• [Prompt]
Leave out the pictures and repeat the rest of the material exactly.

• [Data segment]
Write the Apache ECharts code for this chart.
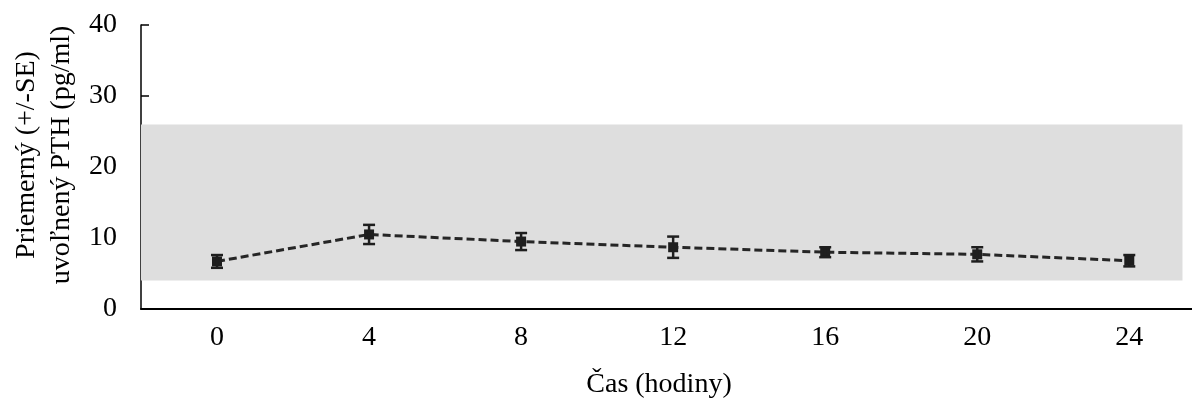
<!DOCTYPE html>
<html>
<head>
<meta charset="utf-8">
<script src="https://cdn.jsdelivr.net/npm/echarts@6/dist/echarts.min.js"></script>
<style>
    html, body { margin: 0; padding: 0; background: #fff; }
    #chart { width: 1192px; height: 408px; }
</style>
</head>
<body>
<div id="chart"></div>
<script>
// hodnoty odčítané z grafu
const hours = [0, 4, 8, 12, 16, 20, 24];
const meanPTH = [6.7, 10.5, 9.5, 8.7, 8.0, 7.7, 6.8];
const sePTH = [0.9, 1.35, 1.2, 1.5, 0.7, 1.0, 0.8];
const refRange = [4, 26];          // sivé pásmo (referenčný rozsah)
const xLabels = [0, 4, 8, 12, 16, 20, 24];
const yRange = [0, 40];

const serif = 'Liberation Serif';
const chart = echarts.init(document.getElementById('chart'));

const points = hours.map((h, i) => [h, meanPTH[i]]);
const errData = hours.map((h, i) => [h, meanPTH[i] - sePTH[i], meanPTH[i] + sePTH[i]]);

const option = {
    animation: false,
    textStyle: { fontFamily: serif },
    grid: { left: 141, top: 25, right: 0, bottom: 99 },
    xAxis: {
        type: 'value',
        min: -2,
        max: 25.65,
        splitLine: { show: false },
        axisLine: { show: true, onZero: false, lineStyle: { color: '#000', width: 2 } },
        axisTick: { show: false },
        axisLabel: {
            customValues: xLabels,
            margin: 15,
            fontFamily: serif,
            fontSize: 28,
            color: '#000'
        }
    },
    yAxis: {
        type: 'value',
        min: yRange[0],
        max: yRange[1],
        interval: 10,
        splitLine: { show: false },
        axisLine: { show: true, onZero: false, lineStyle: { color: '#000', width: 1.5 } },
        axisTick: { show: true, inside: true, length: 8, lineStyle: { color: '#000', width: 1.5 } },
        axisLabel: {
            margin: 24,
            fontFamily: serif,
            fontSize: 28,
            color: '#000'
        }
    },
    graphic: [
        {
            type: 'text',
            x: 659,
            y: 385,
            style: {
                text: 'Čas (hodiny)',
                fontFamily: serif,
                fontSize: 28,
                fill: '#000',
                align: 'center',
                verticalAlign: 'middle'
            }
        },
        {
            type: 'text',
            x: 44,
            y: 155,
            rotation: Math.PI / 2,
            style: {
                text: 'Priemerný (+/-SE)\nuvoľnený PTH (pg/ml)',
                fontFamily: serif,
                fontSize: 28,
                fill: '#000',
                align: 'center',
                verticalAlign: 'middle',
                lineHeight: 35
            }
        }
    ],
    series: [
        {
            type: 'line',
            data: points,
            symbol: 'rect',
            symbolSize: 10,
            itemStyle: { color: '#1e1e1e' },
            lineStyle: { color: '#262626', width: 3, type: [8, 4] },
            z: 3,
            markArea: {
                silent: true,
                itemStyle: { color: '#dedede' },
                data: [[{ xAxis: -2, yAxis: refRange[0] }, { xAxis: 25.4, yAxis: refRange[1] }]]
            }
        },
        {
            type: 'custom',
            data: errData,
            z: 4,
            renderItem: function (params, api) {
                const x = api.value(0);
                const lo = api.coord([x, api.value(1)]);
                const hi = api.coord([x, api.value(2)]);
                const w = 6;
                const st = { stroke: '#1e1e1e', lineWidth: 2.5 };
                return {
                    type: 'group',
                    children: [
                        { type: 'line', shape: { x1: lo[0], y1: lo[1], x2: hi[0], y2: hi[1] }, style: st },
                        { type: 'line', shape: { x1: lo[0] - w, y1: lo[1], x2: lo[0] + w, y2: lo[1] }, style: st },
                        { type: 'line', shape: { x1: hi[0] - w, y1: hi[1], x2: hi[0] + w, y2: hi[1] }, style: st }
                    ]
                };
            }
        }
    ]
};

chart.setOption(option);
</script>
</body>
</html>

• [Result below]
Write the Apache ECharts code for this chart.
<!DOCTYPE html>
<html>
<head>
<meta charset="utf-8">
<script src="https://cdn.jsdelivr.net/npm/echarts@6/dist/echarts.min.js"></script>
<style>
    html, body { margin: 0; padding: 0; background: #fff; }
    #chart { width: 1192px; height: 408px; }
</style>
</head>
<body>
<div id="chart"></div>
<script>
// hodnoty odčítané z grafu
const hours = [0, 4, 8, 12, 16, 20, 24];
const meanPTH = [6.7, 10.5, 9.5, 8.7, 8.0, 7.7, 6.8];
const sePTH = [0.9, 1.35, 1.2, 1.5, 0.7, 1.0, 0.8];
const refRange = [4, 26];          // sivé pásmo (referenčný rozsah)
const xLabels = [0, 4, 8, 12, 16, 20, 24];
const yRange = [0, 40];

const serif = 'Liberation Serif';
const chart = echarts.init(document.getElementById('chart'));

const points = hours.map((h, i) => [h, meanPTH[i]]);
const errData = hours.map((h, i) => [h, meanPTH[i] - sePTH[i], meanPTH[i] + sePTH[i]]);

const option = {
    animation: false,
    textStyle: { fontFamily: serif },
    grid: { left: 141, top: 25, right: 0, bottom: 99 },
    xAxis: {
        type: 'value',
        min: -2,
        max: 25.65,
        splitLine: { show: false },
        axisLine: { show: true, onZero: false, lineStyle: { color: '#000', width: 2 } },
        axisTick: { show: false },
        axisLabel: {
            customValues: xLabels,
            margin: 15,
            fontFamily: serif,
            fontSize: 28,
            color: '#000'
        }
    },
    yAxis: {
        type: 'value',
        min: yRange[0],
        max: yRange[1],
        interval: 10,
        splitLine: { show: false },
        axisLine: { show: true, onZero: false, lineStyle: { color: '#000', width: 1.5 } },
        axisTick: { show: true, inside: true, length: 8, lineStyle: { color: '#000', width: 1.5 } },
        axisLabel: {
            margin: 24,
            fontFamily: serif,
            fontSize: 28,
            color: '#000'
        }
    },
    graphic: [
        {
            type: 'text',
            x: 659,
            y: 385,
            style: {
                text: 'Čas (hodiny)',
                fontFamily: serif,
                fontSize: 28,
                fill: '#000',
                align: 'center',
                verticalAlign: 'middle'
            }
        },
        {
            type: 'text',
            x: 44,
            y: 155,
            rotation: Math.PI / 2,
            style: {
                text: 'Priemerný (+/-SE)\nuvoľnený PTH (pg/ml)',
                fontFamily: serif,
                fontSize: 28,
                fill: '#000',
                align: 'center',
                verticalAlign: 'middle',
                lineHeight: 35
            }
        }
    ],
    series: [
        {
            type: 'line',
            data: points,
            symbol: 'rect',
            symbolSize: 10,
            itemStyle: { color: '#1e1e1e' },
            lineStyle: { color: '#262626', width: 3, type: [8, 4] },
            z: 3,
            markArea: {
                silent: true,
                itemStyle: { color: '#dedede' },
                data: [[{ xAxis: -2, yAxis: refRange[0] }, { xAxis: 25.4, yAxis: refRange[1] }]]
            }
        },
        {
            type: 'custom',
            data: errData,
            z: 4,
            renderItem: function (params, api) {
                const x = api.value(0);
                const lo = api.coord([x, api.value(1)]);
                const hi = api.coord([x, api.value(2)]);
                const w = 6;
                const st = { stroke: '#1e1e1e', lineWidth: 2.5 };
                return {
                    type: 'group',
                    children: [
                        { type: 'line', shape: { x1: lo[0], y1: lo[1], x2: hi[0], y2: hi[1] }, style: st },
                        { type: 'line', shape: { x1: lo[0] - w, y1: lo[1], x2: lo[0] + w, y2: lo[1] }, style: st },
                        { type: 'line', shape: { x1: hi[0] - w, y1: hi[1], x2: hi[0] + w, y2: hi[1] }, style: st }
                    ]
                };
            }
        }
    ]
};

chart.setOption(option);
</script>
</body>
</html>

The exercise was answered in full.